Imagine you are a teenager, maybe just starting college. And you’ve been raised in the traditional American Christian mindset, the one that is so generic and ubiquitous that if you tried to imagine a painting of it, we’d have more or less the same painting in mind. But you’re at college now, away from your old life and on your own for really the first time. And your roommate is a Wiccan, and after you get over the exotic amusement, you start talking a lot, and damned if the Wiccan isn’t saying a lot of stuff you’re interested in. A few minutes later, bam, you have a full-blown conversion experience, you love Mother Gaia, you worship in the moonlight in the center of the quad, and you’re certainly naked when you do it.

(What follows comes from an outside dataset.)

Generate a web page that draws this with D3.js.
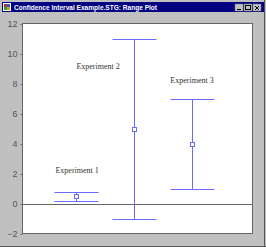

You hug trees, not to conform to a filthy hippy stereotype so much as because you genuinely feel connected to each and every one of them. This is for reals the best experience of your life, and it’s aggravating how people are rolling their eyes at you and trying to get you to chill out with all the “We are one” talk, and even your Wiccan roommate feels like you’ve gone overboard.
Okay. Got it?
That person, I think, is who wrote The Wayfarer Redemption. About a thousand years ago, humans got proselytized into cutting down all the trees and plowing the world into flat and perfect order, because the people who hang out in the trees with little horns on their heads and the ones who hang out in the mountains with wings are evil and in fact Forbidden and need to be kept away from humans, and cutting down all their trees is a good way to go about it. Except now there are frozen ghost dudes and a monster-guy named Gorgrael leading them, and there’s a prophecy that says a lot of people have to do a lot of things, like throwing off the shackles of their oppressive religion and teaming up with the Forbiddens, learning to love trees and talk to stags and embrace the Mother and also find each other terribly attractive and fall in love on pretty much that basis alone. It’s fairly generic fantasy pulp that is mostly saved by the bad guys being somewhat cool. On the downside, the writing is iffy and feels like a first book, in that there’s way too much telling about peoples’ motivations instead of showing. Both plot and writing improved as the story progressed, though I’m not sure it got enough better to carry a trilogy. I most likely would not have finished it, except it was recommended to me and I felt the obligation. Still, it was getting better instead of worse, so there’s every chance I’ll read the next one.
 Or maybe a few weeks? Things change fast in college, it could be either one.
 Sadly, not a euphemism.
 P.S. This is the first book of a trilogy.